Eurocomics Spotlight : “Bastard”

Granted, we’re skirting the definition of “Eurocomics” a bit with this one given that Max de Radigues’ Bastard was originally serialized in mini-comics form by an American publisher (specifically Chuck Forsman’s Oily Comics), but de Rodigues hails from Belgium and brings a decided “outsider’s perspective” to a couple of classic slices of Americana, namely the sprawling landscape of the Southwest and the venerable “criminals on the run” take on the larger “road movie” genre, so forgive me stretching the category out a bit to —“but wait!,” I hear you say, “This isn’t a movie!”

Says you. And while you’re absolutely right on a purely technical level, in point of fact, this new graphic novel collection of de Rodigues’ complete story from Fantagraphics (several pages of which appear to have been either completely re-drawn, or substantially “tightened up” with new, thicker, more fluid inks) plays out with all the pacing and sensibility of a Terence Malick flick, and maybe even some of the same dream-like qualities Malick so often brings to his work. One could even make a strong argument that what de Radigues has created here is a complete set of storyboards for an as-yet-non-existent film.

The basics, then, even though they prove to be anything but : May and her pre-teen son, Eugene, share an amazingly resilient bond, the likes of which comics rarely sees, and they’re going to need it because they’re on the run after taking part in a daring series of 52 simultaneous robberies in the same small Arizona town. The various perpetrators are all looking to “lie low” until the heat dies down and the time comes to gather the survivors (not every robbery was as successful as some of the others) and divvy up the take before everyone presumably goes their separate ways for good, but that’s not so easy to do with a kid in tow and most of the cash from the various hauls in your possession, though, to say nothing of your fellow hoods coming after you in order to increase their share of the loot.

May is nothing if not resourceful, though, and as events play out Eugene is revealed to be doubly so, but it’s going to take a sprawling cast of characters including old friends who are anything but, new friends who actually are, Native American shamans and, yes, even family to get out of this one piece — assuming they do. But with de Radigues, trust me — you never want to assume anything.

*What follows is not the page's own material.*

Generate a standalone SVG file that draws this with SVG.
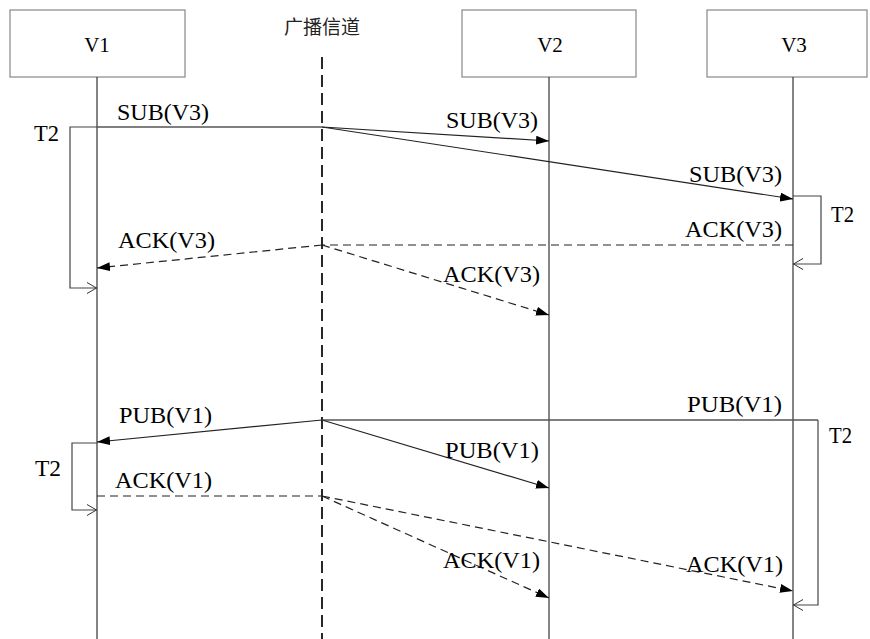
<svg xmlns="http://www.w3.org/2000/svg" width="870" height="639" viewBox="0 0 870 639">
<style>
.box{fill:#fff;stroke:#888;stroke-width:1.2}
.life{stroke:#333;stroke-width:1.2;fill:none}
.chan{stroke:#111;stroke-width:1.8;stroke-dasharray:12,6;fill:none}
.ln{stroke:#222;stroke-width:1.2;fill:none}
.hl{stroke:#555;stroke-width:1.3;fill:none}
.dl{stroke:#222;stroke-width:1.2;stroke-dasharray:8,5;fill:none}
.br{stroke:#444;stroke-width:1.2;fill:none}
.t{font-family:"Liberation Serif","Times New Roman",serif;font-size:22.5px;fill:#000}
.n{font-family:"Liberation Serif","Times New Roman",serif;font-size:21px;fill:#000;text-anchor:middle}
.cn{font-family:"Liberation Serif","Noto Sans CJK SC",serif;font-size:19px;fill:#222;text-anchor:middle}
</style>
<defs>
<marker id="fa" viewBox="0 0 13 9" refX="13" refY="4.5" markerWidth="13" markerHeight="9" orient="auto" markerUnits="userSpaceOnUse"><path d="M0,0 L13,4.5 L0,9 z" fill="#000"/></marker>
<marker id="oa" viewBox="0 0 10 12" refX="10" refY="6" markerWidth="10" markerHeight="12" orient="auto" markerUnits="userSpaceOnUse"><path d="M0,0.5 L9.5,6 L0,11.5" fill="none" stroke="#333" stroke-width="1"/></marker>
</defs>
<rect width="870" height="639" fill="#fff"/>
<g id="V1"><rect class="box" x="10" y="10" width="175" height="67"/><text class="n" x="97" y="52">V1</text><line class="life" x1="97" y1="77" x2="97" y2="639"/></g>
<g id="channel"><text class="cn" x="322" y="34">广播信道</text><line class="chan" x1="322" y1="57" x2="322" y2="639"/></g>
<g id="V2"><rect class="box" x="462" y="10" width="174" height="67"/><text class="n" x="550" y="52">V2</text><line class="life" x1="549" y1="77" x2="549" y2="639"/></g>
<g id="V3"><rect class="box" x="707" y="10" width="160" height="67"/><text class="n" x="794" y="52">V3</text><line class="life" x1="793" y1="77" x2="793" y2="639"/></g>
<g id="connectors">
<line class="hl" x1="97" y1="127" x2="322" y2="127"/>
<line class="ln" x1="322" y1="127" x2="549" y2="141" marker-end="url(#fa)"/>
<line class="ln" x1="322" y1="127" x2="793" y2="199" marker-end="url(#fa)"/>
<polyline class="br" points="97,127 70,127 70,288 97,288" marker-end="url(#oa)"/>
<polyline class="br" points="793,196 821,196 821,264 793,264" marker-end="url(#oa)"/>
<line class="dl" x1="793" y1="245" x2="322" y2="245"/>
<line class="dl" x1="322" y1="245" x2="97" y2="268" marker-end="url(#fa)"/>
<line class="dl" x1="322" y1="245" x2="549" y2="315" marker-end="url(#fa)"/>
<line class="hl" x1="322" y1="420" x2="818" y2="420"/>
<polyline class="br" points="818,420 818,605 793,605" marker-end="url(#oa)"/>
<line class="ln" x1="322" y1="420" x2="97" y2="442" marker-end="url(#fa)"/>
<line class="ln" x1="322" y1="420" x2="549" y2="488" marker-end="url(#fa)"/>
<polyline class="br" points="97,443 72,443 72,510 97,510" marker-end="url(#oa)"/>
<line class="dl" x1="97" y1="496" x2="322" y2="496"/>
<line class="dl" x1="322" y1="496" x2="549" y2="598" marker-end="url(#fa)"/>
<line class="dl" x1="322" y1="496" x2="793" y2="591" marker-end="url(#fa)"/>
</g>
<g id="labels">
<text class="t" x="117" y="120" textLength="92" lengthAdjust="spacingAndGlyphs">SUB(V3)</text>
<text class="t" x="446" y="128" textLength="92" lengthAdjust="spacingAndGlyphs">SUB(V3)</text>
<text class="t" x="689" y="182" textLength="93" lengthAdjust="spacingAndGlyphs">SUB(V3)</text>
<text class="t" x="34" y="141" textLength="25" lengthAdjust="spacingAndGlyphs">T2</text>
<text class="t" x="831" y="222" textLength="23" lengthAdjust="spacingAndGlyphs">T2</text>
<text class="t" x="685" y="237" textLength="97" lengthAdjust="spacingAndGlyphs">ACK(V3)</text>
<text class="t" x="118" y="248" textLength="97" lengthAdjust="spacingAndGlyphs">ACK(V3)</text>
<text class="t" x="443" y="282" textLength="97" lengthAdjust="spacingAndGlyphs">ACK(V3)</text>
<text class="t" x="119" y="423" textLength="93" lengthAdjust="spacingAndGlyphs">PUB(V1)</text>
<text class="t" x="687" y="412" textLength="95" lengthAdjust="spacingAndGlyphs">PUB(V1)</text>
<text class="t" x="829" y="443" textLength="23" lengthAdjust="spacingAndGlyphs">T2</text>
<text class="t" x="445" y="458" textLength="94" lengthAdjust="spacingAndGlyphs">PUB(V1)</text>
<text class="t" x="35" y="476" textLength="26" lengthAdjust="spacingAndGlyphs">T2</text>
<text class="t" x="115" y="488" textLength="97" lengthAdjust="spacingAndGlyphs">ACK(V1)</text>
<text class="t" x="443" y="568" textLength="97" lengthAdjust="spacingAndGlyphs">ACK(V1)</text>
<text class="t" x="686" y="572" textLength="97" lengthAdjust="spacingAndGlyphs">ACK(V1)</text>
</g>
</svg>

The cartooning in this book seethes with a kind of no-frills immediacy that nevertheless has a keen eye for the nuances of its characters, so keep a sharp eye out for differences in facial expressions, posture, movement, etc. as well as the “big moments,” like a double-page spread of a — nah, that would be telling — that will knock your socks off. de Radigues has a slightly askew take on gunfights (again, I put it down to his being European and therefore culturally “deprived” of gun violence in any form apart from on the movie screen) that is fresh, dynamic, and invigorating for its absolute disconnection from reality; his desert landscapes, while simply rendered, are tinged at the outskirts with a kind of awe that, say, a native-born Southwesterner probably wouldn’t bother with, considering it all to simply be “old hat”; hell, even the most blase of locales, such as seedy motel rooms, are infused with just a hint of romanticism, as if the cartoonist considers them to be completely mundane, yet also slightly exotic at the same time. In short, for what appears to be a fairly “basic” style of illustration, there’s actually quite a bit of visual information to unpack and analyze in here.

As hinted at earlier, the story is also much more than it seems, as well, with surprises big and small liberally scattered throughout, but if Bastard has one flaw (and relax, it’s far from a fatal one), it’s that in his third act de Radigues abruptly shifts gears from his minimalist, economic dialogue to some heavy and clumsy info-dumping as he over-explains his last, most staggering plot twist. It doesn’t lessen the impact of said major revelation in the least, but it represents a curious stylistic mis-fire at the very end of a book that, frankly, has no others preceding it — so all in all, then, that adds up to a very strong endorsement for this utterly unique story that is equal parts gritty and warm, hard-edged and tender, violent and sublime.